Akif KhanAnalyste vice-président, Gartner
Les normes ouvertes relatives à l’identification numérique et l’interopérabilité entre les plates-formes devraient favoriser l’adoption par les organismes publics et, par voie de conséquence, l’adhésion des citoyens. La technologie des portefeuilles d’identité globaux, malgré tous ses avantages, sera probablement trop coûteuse pour que les entreprises puissent la mettre en place seules. Et leur avantage réside en partie dans l’échelle et dans la confiance que suscite une pièce d’identité délivrée par un gouvernement.
« Le marché s’oriente vers l’identité numérique portable, de sorte que les utilisateurs n’auront plus à vérifier leur identité chaque fois, mais disposeront d’un portefeuille d’identité sur un appareil mobile qui vérifiera cette identité », explique Akif Khan.
Les entreprises qui paient actuellement pour des services de vérification d’identité par des tiers pourraient même économiser de l’argent grâce à de tels portefeuilles. « La façon dont les offres commerciales s’alignent sera déterminante à cet égard », ajoute-t-il. Les organisations doivent également accepter l’atout que représente l’identité dans le portefeuille, d’où l’importance du soutien des gouvernements, des normes ouvertes et de l’interopérabilité. L’utilisation de ces portefeuilles pourrait présenter des avantages dans des domaines aussi divers que le recrutement ou la fourniture de services à de nouveaux clients.
« D’un point de vue technique, il est tout à fait logique qu’il existe un moyen d’intégrer quelqu’un plus rapidement », analyse Akif Khan.
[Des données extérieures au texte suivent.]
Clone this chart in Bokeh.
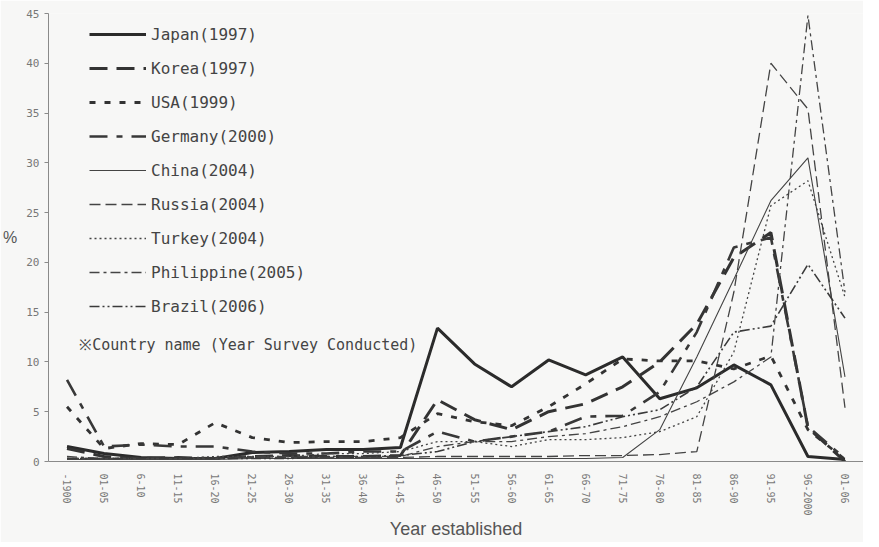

Et « dans un marché concurrentiel, les organisations chercheront à explorer cette possibilité ».
Malgré cela, les portefeuilles d’identité globaux semblent devoir faire partie du paysage de l’IAM, plutôt que de remplacer les systèmes d’identité et d’authentification internes. « Vous avez un identifiant, et cet identifiant a des attributs tels que “Je suis un employé de Gartner”. Ensuite, vous avez vos attributs pour les droits d’accès, ce qui représente plusieurs couches d’informations », explique Akif Khan. Pour autant, « il se peut que toutes ces informations ne se trouvent pas dans le portefeuille. Les entreprises devront toujours vérifier les détails par rapport à leur propre infrastructure d’identité ».
John Paul CunninghamRSSI, Silverfort
Les perspectives d’utilisation des portefeuilles d’identité par les entreprises, et une grande partie du développement futur de l’IAM, dépendront du type d’informations et des niveaux d’accès que les organisations doivent sécuriser.
« Les portefeuilles numériques peuvent jouer un rôle important dans l’authentification quotidienne, au-delà des événements ponctuels tels que l’intégration ou la vérification d’identité », estime John Paul Cunningham. « En adoptant les portefeuilles numériques comme outil d’authentification quotidien, les organisations peuvent renforcer leur sécurité tout en améliorant la commodité et la productivité des utilisateurs ».
Il s’attend à ce que les soins de santé, l’administration publique, l’accès aux prestations et le contrôle aux frontières soient pris en compte, du moins dans un premier temps.
Mais les portefeuilles numériques pourraient également renforcer la MFA et donner aux équipes chargées de la sécurité des données un peu de répit, alors qu’elles envisagent des options à plus long terme, y compris le sans confiance.
« Les portefeuilles numériques servent de facteur supplémentaire dans la MFA, d’identifiant unique similaire aux jetons basés sur des certificats, et de solution de stockage sécurisée pour les données sensibles telles que les mots de passe et les clés cryptographiques », explique John Paul Cunningham.
Bien utilisées, elles pourraient améliorer la sécurité et la facilité d’utilisation tout en réduisant les coûts de support pour les entreprises.